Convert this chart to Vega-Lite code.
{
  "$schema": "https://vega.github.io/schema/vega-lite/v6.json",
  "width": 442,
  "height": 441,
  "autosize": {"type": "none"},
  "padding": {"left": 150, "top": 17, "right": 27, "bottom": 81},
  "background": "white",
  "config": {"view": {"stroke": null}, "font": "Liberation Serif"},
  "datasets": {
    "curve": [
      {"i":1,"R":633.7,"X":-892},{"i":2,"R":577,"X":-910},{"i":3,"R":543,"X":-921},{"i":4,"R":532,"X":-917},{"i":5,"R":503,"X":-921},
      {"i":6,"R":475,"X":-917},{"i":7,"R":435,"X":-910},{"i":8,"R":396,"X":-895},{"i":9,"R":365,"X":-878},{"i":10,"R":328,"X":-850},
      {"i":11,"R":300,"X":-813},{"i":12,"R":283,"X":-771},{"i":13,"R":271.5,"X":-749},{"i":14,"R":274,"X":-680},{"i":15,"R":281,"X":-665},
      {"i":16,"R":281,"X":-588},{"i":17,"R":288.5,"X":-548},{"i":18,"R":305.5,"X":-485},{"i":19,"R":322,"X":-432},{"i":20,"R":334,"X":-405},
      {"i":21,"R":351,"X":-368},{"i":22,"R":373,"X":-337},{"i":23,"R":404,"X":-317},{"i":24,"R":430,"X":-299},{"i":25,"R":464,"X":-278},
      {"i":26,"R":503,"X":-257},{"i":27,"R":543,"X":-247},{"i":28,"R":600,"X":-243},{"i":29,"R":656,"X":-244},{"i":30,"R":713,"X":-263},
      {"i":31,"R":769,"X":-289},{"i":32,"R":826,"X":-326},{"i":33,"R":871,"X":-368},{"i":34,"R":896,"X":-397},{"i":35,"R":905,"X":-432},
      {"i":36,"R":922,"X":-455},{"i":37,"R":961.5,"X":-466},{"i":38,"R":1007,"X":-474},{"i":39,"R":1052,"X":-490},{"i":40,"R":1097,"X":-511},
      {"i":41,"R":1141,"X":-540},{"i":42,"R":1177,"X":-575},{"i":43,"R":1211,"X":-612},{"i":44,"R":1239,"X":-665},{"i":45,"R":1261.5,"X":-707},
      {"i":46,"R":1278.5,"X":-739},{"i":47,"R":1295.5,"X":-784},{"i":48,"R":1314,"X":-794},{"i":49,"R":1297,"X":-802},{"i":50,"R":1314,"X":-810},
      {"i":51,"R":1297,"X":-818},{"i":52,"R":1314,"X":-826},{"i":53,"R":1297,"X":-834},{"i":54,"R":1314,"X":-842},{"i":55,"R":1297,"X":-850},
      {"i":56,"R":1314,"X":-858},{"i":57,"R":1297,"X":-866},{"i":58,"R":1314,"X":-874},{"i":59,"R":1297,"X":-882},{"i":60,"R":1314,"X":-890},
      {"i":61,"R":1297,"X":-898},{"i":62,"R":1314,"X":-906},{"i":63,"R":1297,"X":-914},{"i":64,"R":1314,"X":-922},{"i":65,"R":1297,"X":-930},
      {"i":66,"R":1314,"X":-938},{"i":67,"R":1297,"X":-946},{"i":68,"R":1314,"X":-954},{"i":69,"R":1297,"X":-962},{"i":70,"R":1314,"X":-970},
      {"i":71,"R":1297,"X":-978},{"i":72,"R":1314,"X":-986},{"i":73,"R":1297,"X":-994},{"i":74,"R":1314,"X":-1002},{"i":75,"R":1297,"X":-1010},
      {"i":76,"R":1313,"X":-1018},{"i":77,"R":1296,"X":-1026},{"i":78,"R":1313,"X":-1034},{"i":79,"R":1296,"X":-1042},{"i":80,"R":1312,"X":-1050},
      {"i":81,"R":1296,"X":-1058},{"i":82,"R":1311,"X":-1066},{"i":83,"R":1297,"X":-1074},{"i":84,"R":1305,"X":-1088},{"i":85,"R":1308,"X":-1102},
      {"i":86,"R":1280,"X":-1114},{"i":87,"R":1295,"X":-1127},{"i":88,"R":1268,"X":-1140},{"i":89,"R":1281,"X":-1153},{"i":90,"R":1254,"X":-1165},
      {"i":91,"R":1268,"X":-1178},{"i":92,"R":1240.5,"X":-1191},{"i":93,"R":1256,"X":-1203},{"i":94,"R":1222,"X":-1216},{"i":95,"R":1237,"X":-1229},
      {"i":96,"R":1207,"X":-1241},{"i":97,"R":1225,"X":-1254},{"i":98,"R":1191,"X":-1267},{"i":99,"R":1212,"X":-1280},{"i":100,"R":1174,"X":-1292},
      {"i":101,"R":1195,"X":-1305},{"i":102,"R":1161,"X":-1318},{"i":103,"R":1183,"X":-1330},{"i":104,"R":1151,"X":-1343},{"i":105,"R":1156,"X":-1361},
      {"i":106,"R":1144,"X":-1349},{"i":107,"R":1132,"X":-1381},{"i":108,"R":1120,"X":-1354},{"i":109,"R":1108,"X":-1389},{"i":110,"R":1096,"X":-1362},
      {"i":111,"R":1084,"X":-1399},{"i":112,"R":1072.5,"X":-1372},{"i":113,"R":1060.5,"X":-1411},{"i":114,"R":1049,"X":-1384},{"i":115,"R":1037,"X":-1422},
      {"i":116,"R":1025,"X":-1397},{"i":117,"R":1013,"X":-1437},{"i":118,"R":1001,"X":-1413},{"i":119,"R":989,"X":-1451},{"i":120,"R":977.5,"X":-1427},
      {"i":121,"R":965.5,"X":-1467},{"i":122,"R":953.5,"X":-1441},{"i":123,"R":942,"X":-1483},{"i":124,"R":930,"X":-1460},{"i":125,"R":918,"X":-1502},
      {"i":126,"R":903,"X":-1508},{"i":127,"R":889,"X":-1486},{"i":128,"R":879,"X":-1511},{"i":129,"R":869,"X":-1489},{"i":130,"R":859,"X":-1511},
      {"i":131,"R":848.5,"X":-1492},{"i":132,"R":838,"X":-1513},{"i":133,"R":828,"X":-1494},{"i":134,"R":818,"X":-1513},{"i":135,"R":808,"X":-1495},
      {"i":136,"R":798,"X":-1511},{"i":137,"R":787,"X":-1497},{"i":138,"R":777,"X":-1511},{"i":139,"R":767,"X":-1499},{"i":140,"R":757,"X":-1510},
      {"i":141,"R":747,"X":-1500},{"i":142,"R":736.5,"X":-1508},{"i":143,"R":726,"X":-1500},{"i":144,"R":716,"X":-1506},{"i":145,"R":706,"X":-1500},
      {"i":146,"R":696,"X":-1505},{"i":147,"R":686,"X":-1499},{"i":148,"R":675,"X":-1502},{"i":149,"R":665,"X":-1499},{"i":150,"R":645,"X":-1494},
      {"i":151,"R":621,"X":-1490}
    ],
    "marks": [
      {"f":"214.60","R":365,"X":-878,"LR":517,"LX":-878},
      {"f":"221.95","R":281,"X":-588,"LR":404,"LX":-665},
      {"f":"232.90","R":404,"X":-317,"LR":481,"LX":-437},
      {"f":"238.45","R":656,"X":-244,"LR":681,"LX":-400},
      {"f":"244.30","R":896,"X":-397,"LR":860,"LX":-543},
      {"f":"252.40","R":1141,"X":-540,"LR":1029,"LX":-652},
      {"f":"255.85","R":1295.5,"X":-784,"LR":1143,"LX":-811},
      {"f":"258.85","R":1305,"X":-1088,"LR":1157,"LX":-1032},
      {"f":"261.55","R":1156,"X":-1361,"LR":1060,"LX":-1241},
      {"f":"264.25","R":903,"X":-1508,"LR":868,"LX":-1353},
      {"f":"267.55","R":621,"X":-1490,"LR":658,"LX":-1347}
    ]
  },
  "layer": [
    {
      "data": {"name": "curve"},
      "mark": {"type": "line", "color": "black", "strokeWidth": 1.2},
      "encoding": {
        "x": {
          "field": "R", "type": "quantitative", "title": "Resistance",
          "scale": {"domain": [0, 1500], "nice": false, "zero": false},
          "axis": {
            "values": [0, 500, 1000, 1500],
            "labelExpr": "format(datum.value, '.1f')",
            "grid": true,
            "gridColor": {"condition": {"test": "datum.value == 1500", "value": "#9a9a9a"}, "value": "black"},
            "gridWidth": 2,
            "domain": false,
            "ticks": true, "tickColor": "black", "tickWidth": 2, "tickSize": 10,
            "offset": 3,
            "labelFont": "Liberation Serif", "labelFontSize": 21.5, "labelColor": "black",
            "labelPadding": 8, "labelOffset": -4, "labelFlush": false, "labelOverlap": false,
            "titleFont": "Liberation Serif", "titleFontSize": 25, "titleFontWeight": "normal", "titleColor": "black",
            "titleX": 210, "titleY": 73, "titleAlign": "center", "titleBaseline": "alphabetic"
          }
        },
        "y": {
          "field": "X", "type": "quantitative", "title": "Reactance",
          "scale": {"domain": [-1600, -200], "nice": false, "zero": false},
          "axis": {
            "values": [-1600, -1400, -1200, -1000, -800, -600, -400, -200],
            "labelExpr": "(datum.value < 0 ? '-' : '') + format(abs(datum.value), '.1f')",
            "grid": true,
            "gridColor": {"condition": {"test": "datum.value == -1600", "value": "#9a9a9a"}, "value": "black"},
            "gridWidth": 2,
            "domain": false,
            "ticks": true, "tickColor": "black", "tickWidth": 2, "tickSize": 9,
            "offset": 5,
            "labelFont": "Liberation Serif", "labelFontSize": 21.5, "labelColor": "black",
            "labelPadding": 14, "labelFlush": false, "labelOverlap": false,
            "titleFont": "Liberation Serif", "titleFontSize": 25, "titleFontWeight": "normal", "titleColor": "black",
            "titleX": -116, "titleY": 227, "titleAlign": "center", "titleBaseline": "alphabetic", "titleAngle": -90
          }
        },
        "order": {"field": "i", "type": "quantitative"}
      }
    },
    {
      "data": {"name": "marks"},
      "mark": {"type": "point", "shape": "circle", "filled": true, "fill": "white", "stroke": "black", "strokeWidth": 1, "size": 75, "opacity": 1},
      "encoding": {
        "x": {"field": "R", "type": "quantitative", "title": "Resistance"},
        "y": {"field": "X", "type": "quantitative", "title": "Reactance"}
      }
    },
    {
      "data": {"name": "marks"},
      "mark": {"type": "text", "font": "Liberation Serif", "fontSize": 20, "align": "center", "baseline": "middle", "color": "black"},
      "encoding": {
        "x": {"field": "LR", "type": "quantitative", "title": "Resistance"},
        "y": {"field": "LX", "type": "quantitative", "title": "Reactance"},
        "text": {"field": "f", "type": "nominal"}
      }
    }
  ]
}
---
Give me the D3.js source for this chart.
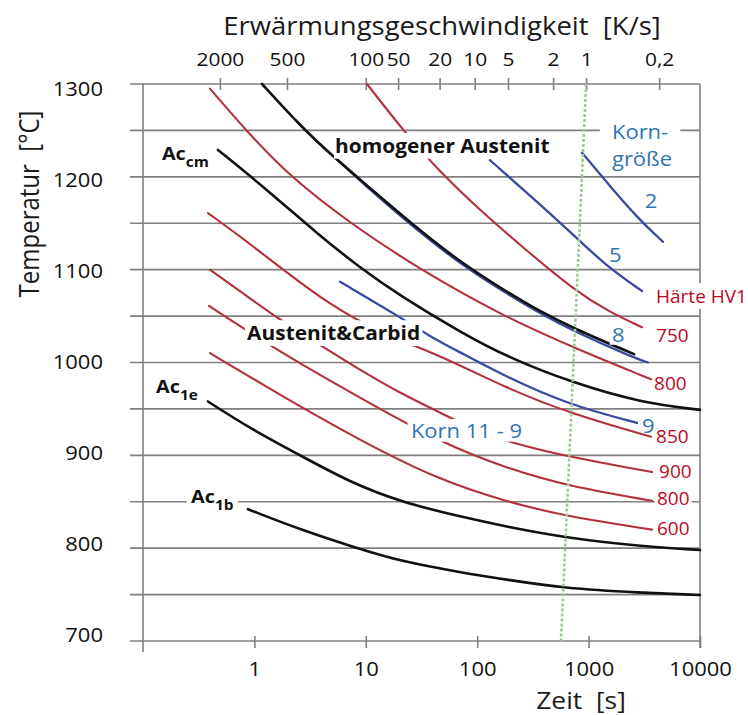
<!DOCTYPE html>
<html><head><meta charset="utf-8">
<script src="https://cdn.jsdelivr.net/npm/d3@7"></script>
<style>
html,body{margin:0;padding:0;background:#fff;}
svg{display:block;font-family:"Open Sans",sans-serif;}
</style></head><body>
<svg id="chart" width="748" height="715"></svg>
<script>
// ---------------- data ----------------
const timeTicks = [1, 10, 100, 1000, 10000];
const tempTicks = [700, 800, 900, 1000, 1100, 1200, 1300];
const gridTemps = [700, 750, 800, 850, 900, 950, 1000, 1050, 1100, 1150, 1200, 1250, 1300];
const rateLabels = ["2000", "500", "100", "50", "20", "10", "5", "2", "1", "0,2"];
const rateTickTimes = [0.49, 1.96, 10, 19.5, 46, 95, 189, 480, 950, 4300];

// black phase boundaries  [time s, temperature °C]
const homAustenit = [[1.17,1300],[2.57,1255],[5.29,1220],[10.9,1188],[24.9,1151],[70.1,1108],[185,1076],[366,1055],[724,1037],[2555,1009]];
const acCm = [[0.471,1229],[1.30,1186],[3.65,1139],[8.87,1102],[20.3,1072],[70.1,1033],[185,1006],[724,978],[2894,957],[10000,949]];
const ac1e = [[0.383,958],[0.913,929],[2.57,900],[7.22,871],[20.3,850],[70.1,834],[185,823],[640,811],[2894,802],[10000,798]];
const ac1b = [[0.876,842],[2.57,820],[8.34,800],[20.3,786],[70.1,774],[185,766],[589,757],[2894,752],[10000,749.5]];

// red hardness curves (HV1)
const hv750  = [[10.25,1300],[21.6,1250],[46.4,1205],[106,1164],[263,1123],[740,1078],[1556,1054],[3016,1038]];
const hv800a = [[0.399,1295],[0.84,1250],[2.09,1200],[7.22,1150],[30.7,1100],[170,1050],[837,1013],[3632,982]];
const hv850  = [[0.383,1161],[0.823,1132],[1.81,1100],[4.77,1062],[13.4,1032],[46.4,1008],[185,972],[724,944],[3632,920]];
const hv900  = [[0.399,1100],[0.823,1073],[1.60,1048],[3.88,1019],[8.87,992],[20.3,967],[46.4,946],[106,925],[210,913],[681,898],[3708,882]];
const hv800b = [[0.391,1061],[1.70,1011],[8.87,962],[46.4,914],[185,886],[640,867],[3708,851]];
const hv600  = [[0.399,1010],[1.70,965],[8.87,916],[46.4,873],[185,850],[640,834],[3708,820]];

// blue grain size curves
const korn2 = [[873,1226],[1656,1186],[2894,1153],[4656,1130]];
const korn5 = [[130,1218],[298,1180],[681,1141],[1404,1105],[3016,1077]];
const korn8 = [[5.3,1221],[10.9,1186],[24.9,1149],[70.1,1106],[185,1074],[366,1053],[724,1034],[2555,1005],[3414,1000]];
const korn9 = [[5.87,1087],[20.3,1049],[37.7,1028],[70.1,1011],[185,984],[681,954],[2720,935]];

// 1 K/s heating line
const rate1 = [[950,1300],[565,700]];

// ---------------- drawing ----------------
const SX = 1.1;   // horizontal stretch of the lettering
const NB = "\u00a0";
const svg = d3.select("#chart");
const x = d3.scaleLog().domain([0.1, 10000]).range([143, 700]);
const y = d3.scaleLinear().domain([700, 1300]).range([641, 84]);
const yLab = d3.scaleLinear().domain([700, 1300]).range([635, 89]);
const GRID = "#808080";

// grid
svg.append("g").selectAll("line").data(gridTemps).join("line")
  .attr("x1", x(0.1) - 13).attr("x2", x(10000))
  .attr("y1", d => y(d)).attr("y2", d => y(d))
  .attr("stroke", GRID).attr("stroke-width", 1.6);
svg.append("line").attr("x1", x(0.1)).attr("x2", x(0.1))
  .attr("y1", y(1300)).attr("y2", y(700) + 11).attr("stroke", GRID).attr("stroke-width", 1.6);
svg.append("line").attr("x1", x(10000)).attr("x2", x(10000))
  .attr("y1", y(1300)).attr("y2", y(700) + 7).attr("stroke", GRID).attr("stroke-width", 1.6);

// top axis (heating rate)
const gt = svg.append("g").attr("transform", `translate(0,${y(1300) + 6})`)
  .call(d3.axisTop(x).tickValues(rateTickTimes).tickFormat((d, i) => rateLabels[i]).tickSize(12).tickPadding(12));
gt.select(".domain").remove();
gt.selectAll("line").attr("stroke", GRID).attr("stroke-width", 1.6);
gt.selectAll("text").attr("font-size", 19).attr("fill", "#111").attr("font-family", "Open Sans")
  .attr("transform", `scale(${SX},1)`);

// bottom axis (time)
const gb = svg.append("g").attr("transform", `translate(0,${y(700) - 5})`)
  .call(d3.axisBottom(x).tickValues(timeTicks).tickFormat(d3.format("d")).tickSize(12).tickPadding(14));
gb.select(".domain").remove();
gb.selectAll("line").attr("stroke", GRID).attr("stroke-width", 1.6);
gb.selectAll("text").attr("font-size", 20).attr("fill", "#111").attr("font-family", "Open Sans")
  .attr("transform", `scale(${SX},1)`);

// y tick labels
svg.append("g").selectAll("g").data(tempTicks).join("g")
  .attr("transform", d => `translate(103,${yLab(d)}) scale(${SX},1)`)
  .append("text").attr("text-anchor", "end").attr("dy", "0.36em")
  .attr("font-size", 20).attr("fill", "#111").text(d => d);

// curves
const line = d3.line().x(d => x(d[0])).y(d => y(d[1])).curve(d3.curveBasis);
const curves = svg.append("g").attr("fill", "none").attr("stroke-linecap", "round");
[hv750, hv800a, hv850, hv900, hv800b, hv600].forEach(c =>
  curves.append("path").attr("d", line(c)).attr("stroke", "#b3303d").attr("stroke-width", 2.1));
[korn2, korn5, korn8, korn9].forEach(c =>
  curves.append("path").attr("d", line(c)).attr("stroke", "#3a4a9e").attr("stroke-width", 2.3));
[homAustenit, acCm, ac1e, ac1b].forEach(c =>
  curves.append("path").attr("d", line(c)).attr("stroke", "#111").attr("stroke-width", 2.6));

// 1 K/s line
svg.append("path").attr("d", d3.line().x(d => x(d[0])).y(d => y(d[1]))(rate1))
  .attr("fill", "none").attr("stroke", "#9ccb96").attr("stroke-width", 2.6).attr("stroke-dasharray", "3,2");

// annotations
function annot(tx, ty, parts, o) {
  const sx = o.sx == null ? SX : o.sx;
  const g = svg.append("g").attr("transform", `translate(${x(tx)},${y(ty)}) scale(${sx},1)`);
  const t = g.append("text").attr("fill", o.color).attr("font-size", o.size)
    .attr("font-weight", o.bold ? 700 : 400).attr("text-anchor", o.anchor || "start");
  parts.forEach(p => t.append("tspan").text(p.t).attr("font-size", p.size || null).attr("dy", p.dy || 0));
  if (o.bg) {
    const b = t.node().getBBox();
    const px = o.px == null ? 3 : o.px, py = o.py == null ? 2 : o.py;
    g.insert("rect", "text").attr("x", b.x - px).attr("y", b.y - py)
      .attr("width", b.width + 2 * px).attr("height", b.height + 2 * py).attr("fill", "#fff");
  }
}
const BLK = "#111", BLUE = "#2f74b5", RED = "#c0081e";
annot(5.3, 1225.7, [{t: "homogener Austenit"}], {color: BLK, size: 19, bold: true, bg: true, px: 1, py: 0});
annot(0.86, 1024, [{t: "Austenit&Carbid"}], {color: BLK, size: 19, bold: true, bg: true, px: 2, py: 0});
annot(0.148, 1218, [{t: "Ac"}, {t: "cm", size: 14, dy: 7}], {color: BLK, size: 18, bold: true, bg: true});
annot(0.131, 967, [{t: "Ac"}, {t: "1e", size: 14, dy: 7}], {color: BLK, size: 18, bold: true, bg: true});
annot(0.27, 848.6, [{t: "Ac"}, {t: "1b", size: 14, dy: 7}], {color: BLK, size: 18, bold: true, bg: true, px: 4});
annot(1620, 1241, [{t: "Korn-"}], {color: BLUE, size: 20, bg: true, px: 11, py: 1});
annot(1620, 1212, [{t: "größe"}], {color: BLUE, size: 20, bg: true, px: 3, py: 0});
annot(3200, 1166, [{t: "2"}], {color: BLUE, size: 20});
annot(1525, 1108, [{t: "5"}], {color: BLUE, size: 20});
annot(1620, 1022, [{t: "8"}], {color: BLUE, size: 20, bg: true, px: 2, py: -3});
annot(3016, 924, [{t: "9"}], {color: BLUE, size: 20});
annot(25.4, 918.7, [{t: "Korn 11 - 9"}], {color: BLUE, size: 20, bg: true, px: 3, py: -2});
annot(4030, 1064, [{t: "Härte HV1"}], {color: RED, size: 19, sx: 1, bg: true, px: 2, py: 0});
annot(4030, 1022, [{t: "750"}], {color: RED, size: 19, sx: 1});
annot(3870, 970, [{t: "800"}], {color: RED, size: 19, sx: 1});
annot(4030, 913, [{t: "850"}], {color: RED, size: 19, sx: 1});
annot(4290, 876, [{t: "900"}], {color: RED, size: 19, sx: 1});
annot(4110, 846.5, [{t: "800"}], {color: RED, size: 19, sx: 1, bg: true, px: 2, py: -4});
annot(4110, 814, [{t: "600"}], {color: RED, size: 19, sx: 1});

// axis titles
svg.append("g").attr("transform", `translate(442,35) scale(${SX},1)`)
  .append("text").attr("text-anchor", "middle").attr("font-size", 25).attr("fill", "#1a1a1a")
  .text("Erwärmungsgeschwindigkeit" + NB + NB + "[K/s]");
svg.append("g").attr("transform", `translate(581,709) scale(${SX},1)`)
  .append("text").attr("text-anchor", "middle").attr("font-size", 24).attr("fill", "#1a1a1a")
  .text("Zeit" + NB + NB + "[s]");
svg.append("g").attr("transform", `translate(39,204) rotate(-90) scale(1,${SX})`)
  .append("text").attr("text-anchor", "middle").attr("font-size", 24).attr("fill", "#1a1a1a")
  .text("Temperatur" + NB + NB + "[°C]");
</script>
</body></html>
==
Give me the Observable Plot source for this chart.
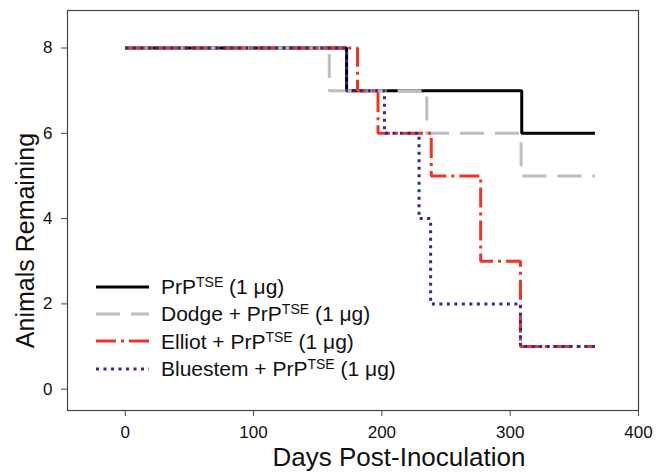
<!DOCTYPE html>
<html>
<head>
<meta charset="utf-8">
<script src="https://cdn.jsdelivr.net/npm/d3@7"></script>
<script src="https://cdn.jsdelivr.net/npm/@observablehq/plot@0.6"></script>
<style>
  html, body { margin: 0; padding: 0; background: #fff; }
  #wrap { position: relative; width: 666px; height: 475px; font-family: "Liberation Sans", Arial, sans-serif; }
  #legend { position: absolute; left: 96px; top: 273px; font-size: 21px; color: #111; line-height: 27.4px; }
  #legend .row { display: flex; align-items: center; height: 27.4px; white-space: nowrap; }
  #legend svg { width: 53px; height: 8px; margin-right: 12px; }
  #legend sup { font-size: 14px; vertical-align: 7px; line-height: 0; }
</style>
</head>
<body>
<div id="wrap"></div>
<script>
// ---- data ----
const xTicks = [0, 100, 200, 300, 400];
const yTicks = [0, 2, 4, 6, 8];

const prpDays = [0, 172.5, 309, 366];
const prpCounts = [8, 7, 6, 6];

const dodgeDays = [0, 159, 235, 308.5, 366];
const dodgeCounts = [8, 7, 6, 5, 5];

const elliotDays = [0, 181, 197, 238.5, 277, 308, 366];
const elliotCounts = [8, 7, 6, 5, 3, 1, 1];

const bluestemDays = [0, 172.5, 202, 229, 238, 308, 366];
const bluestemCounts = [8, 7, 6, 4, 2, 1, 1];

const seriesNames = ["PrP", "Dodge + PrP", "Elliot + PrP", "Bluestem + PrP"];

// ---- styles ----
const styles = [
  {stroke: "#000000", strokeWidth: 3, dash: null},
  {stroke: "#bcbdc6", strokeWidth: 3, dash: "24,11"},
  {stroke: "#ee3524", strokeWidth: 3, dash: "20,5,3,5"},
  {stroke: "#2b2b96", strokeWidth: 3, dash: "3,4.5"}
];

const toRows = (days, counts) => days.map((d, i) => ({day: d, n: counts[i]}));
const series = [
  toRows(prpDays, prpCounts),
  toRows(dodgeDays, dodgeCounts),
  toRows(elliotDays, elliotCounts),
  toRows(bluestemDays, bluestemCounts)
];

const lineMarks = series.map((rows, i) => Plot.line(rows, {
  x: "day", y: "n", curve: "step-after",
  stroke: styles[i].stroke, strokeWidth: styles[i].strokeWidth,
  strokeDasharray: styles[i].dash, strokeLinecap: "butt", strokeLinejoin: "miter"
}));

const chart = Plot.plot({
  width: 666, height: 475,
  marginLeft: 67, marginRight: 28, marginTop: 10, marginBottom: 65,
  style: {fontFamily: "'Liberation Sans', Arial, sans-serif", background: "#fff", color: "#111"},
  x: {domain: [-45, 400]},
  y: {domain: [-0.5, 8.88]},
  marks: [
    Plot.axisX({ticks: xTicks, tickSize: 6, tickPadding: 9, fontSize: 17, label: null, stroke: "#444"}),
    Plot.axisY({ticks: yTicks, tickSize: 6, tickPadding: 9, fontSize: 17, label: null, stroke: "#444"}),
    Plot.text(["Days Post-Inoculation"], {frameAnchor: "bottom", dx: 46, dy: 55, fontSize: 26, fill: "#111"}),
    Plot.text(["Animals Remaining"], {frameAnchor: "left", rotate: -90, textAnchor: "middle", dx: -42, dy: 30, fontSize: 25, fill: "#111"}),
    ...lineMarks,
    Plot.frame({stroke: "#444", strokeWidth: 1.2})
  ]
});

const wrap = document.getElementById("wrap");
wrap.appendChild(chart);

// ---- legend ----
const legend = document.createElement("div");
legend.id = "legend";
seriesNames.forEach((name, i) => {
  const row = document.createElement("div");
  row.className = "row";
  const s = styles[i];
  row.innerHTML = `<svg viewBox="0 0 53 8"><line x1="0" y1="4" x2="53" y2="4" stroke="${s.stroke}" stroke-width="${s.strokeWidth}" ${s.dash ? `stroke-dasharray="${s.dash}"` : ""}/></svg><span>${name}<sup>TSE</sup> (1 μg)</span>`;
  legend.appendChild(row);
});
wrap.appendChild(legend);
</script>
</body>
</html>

Exercise: Say how many lines hold the word "this", giving the number and nothing else.

Task response: 3